Written problem: Return the material exactly, first line through the line containing "(xavio) at (382,262)", and nothing more. Pictures stay out.

## Begin

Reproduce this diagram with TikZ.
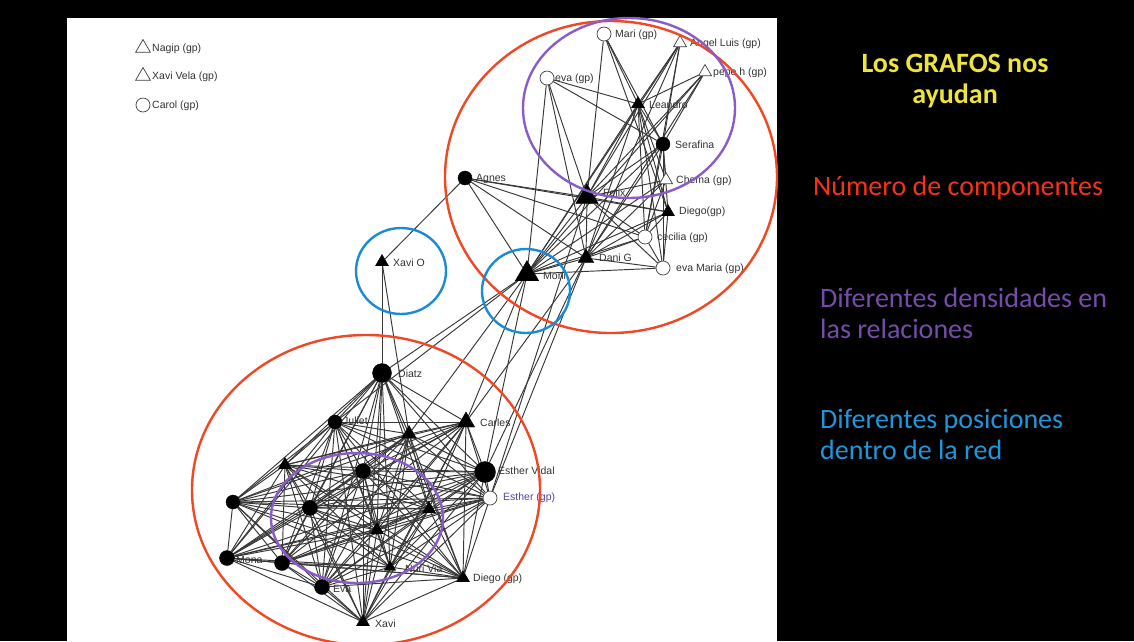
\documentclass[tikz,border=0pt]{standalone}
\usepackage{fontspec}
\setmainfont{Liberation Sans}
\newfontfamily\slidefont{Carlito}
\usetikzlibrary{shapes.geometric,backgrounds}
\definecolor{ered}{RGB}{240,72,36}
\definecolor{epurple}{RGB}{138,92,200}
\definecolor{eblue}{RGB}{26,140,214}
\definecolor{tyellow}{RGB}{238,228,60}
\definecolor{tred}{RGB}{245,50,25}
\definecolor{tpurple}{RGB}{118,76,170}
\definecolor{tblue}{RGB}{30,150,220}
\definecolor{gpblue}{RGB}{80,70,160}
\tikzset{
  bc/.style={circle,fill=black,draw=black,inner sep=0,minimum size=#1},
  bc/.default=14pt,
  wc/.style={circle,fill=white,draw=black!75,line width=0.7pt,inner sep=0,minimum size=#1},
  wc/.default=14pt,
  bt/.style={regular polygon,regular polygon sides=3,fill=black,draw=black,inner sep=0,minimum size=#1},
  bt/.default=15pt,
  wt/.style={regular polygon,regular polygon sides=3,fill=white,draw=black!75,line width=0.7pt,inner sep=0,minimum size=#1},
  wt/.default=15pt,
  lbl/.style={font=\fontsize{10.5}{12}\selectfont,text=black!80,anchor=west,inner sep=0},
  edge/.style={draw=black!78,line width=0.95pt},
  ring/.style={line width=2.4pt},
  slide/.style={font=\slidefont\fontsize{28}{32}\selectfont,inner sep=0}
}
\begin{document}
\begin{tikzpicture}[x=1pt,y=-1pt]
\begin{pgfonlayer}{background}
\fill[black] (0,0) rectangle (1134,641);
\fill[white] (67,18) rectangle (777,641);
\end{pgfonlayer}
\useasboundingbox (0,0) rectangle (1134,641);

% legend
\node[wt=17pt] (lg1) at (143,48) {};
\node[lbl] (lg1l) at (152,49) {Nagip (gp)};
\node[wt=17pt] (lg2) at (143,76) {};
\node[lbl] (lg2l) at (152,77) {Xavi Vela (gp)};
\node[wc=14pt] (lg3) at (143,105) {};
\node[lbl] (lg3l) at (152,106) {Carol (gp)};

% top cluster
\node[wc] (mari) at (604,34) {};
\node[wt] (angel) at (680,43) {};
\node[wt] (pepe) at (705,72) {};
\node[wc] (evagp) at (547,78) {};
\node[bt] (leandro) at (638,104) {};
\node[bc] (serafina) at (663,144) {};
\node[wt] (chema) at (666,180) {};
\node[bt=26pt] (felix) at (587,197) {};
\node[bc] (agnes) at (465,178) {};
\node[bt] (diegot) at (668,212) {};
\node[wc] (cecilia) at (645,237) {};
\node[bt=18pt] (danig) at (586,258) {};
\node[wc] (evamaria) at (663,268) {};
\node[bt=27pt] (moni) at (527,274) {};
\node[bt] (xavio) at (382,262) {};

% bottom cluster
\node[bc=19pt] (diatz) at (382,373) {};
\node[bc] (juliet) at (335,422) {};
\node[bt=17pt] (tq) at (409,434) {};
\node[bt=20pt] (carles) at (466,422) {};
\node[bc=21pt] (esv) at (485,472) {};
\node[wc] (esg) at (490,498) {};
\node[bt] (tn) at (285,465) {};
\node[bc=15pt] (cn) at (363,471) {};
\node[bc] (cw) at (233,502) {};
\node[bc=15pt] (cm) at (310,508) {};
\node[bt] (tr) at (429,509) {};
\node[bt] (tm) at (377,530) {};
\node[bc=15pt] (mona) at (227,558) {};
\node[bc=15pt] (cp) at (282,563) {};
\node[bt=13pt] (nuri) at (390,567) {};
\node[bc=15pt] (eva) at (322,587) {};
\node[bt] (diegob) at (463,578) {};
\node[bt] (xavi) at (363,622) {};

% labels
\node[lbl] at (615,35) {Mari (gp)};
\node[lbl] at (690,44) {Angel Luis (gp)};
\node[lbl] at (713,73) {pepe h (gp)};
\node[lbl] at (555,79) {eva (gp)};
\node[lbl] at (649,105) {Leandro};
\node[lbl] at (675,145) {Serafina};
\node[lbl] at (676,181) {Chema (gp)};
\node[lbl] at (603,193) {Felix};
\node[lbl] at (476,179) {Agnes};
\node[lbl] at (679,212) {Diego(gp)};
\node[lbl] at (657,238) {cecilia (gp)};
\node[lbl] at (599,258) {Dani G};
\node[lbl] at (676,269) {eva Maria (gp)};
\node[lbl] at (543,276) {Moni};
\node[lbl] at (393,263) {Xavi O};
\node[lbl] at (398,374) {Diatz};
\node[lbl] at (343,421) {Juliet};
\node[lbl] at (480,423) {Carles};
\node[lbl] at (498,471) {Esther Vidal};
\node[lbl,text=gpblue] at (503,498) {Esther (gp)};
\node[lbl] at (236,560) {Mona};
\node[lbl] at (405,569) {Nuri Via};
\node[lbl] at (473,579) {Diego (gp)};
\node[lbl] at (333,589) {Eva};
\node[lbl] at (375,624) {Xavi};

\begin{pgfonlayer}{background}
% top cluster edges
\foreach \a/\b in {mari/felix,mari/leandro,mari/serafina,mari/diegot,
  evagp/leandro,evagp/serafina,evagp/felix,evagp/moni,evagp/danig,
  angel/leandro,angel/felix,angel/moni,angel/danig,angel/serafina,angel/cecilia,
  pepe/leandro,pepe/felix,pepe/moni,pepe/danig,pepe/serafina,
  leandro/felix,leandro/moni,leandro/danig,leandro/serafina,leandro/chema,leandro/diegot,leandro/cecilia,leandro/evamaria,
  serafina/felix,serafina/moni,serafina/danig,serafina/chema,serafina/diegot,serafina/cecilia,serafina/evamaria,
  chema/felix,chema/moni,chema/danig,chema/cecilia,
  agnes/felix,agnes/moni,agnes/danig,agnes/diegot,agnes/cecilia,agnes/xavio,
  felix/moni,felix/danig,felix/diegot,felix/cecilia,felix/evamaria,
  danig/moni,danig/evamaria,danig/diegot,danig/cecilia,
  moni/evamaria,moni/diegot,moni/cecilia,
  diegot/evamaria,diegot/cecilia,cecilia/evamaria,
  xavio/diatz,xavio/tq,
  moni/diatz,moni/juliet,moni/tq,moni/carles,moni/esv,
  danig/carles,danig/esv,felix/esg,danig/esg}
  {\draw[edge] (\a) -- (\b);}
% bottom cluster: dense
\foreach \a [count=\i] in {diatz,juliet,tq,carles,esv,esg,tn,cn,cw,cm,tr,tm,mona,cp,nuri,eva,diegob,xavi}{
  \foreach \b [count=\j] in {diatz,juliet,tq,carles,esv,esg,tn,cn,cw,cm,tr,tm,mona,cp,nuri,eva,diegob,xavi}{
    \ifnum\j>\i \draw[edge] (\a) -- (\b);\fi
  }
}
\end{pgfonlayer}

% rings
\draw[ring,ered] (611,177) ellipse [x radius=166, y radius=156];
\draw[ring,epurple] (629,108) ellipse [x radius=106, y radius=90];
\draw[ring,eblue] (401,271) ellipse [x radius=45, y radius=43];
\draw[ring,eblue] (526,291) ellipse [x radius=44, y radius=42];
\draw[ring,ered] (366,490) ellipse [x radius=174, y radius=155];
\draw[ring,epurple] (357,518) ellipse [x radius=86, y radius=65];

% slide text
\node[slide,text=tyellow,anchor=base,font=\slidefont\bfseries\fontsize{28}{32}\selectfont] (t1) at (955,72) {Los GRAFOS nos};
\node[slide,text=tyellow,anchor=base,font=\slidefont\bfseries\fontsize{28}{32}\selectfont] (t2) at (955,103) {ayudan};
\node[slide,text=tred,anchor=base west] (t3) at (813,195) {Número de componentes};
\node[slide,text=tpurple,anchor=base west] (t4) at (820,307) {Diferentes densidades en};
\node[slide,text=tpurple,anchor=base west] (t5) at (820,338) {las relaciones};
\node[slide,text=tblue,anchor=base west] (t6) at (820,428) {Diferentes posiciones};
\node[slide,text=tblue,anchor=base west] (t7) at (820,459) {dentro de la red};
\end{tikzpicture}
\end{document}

## End

Finished exercise:
Reproduce this diagram with TikZ.
\documentclass[tikz,border=0pt]{standalone}
\usepackage{fontspec}
\setmainfont{Liberation Sans}
\newfontfamily\slidefont{Carlito}
\usetikzlibrary{shapes.geometric,backgrounds}
\definecolor{ered}{RGB}{240,72,36}
\definecolor{epurple}{RGB}{138,92,200}
\definecolor{eblue}{RGB}{26,140,214}
\definecolor{tyellow}{RGB}{238,228,60}
\definecolor{tred}{RGB}{245,50,25}
\definecolor{tpurple}{RGB}{118,76,170}
\definecolor{tblue}{RGB}{30,150,220}
\definecolor{gpblue}{RGB}{80,70,160}
\tikzset{
  bc/.style={circle,fill=black,draw=black,inner sep=0,minimum size=#1},
  bc/.default=14pt,
  wc/.style={circle,fill=white,draw=black!75,line width=0.7pt,inner sep=0,minimum size=#1},
  wc/.default=14pt,
  bt/.style={regular polygon,regular polygon sides=3,fill=black,draw=black,inner sep=0,minimum size=#1},
  bt/.default=15pt,
  wt/.style={regular polygon,regular polygon sides=3,fill=white,draw=black!75,line width=0.7pt,inner sep=0,minimum size=#1},
  wt/.default=15pt,
  lbl/.style={font=\fontsize{10.5}{12}\selectfont,text=black!80,anchor=west,inner sep=0},
  edge/.style={draw=black!78,line width=0.95pt},
  ring/.style={line width=2.4pt},
  slide/.style={font=\slidefont\fontsize{28}{32}\selectfont,inner sep=0}
}
\begin{document}
\begin{tikzpicture}[x=1pt,y=-1pt]
\begin{pgfonlayer}{background}
\fill[black] (0,0) rectangle (1134,641);
\fill[white] (67,18) rectangle (777,641);
\end{pgfonlayer}
\useasboundingbox (0,0) rectangle (1134,641);

% legend
\node[wt=17pt] (lg1) at (143,48) {};
\node[lbl] (lg1l) at (152,49) {Nagip (gp)};
\node[wt=17pt] (lg2) at (143,76) {};
\node[lbl] (lg2l) at (152,77) {Xavi Vela (gp)};
\node[wc=14pt] (lg3) at (143,105) {};
\node[lbl] (lg3l) at (152,106) {Carol (gp)};

% top cluster
\node[wc] (mari) at (604,34) {};
\node[wt] (angel) at (680,43) {};
\node[wt] (pepe) at (705,72) {};
\node[wc] (evagp) at (547,78) {};
\node[bt] (leandro) at (638,104) {};
\node[bc] (serafina) at (663,144) {};
\node[wt] (chema) at (666,180) {};
\node[bt=26pt] (felix) at (587,197) {};
\node[bc] (agnes) at (465,178) {};
\node[bt] (diegot) at (668,212) {};
\node[wc] (cecilia) at (645,237) {};
\node[bt=18pt] (danig) at (586,258) {};
\node[wc] (evamaria) at (663,268) {};
\node[bt=27pt] (moni) at (527,274) {};
\node[bt] (xavio) at (382,262) {};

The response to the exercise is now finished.